A mere 13 years later, this harrowing tale has returned to a – slightly smaller – screen forming a leading component in Netflix’s latest content release. And unlike its predecessor, this latest incarnation is receiving critical raves.

There are a number of reasons for this dramatic turnaround, but there is one major reason for increased viewership . . .

This latest incarnation told their audience not to watch it.

Now this is not a strategy that I would recommend for your average television show, movie or stage production. It works in this case because it ties in with the books’ central tenants about the reader experiencing a woeful tale that will ruin their life. But at the same time it has hit upon that innate desire to break the rules.
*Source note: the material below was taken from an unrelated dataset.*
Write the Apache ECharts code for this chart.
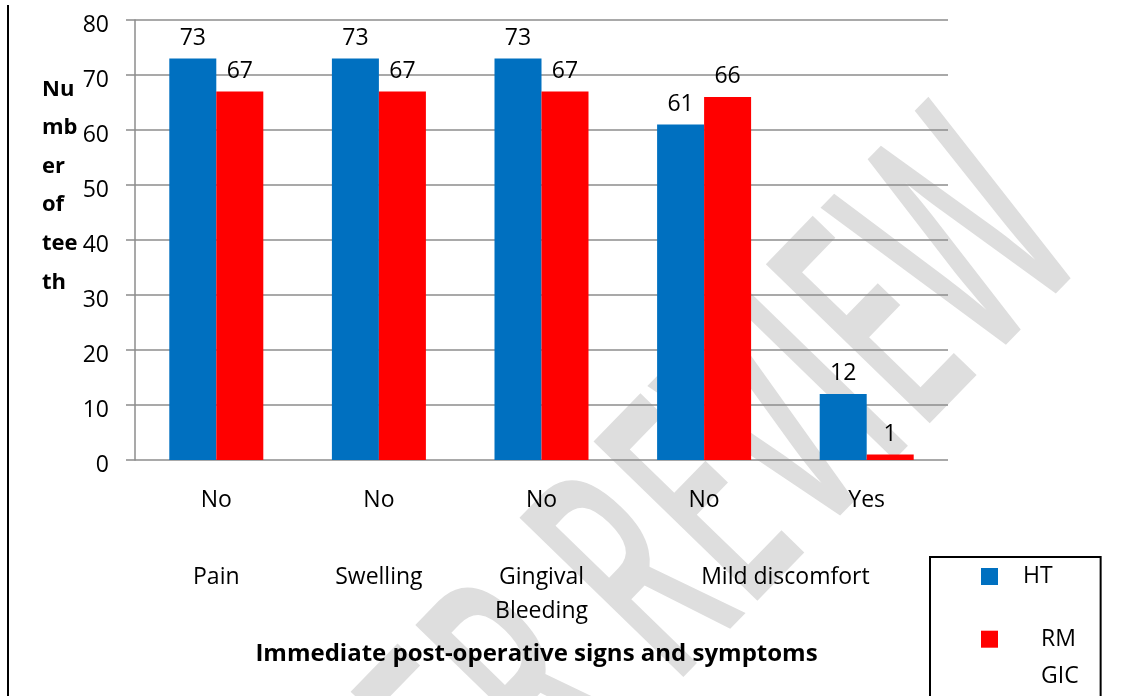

In all facets of the advertising campaign for this show, the viewers are essentially dared to have the courage to watch the show. By recommending that they don’t engage for the future happiness of their life depends upon it, they are set a rather simple rule to break. A defiance which is quite achievable, yet defiant enough to cause a rush of giddy excitement when you finally settle down to watch the one piece of entertainment which will most definitely ruin your life.

First impressions are everything and this means that audiences are already in a rush of heady excitement when they begin watching. Something which only the most carefully crafted opening sequence would dream to achieve. And that means the start of an enjoyable experience and ultimately some positive word of mouth off the back of it.

It should not be recommended in most cases, but when it is true to your product there is nothing wrong with recommending that your customers stay away!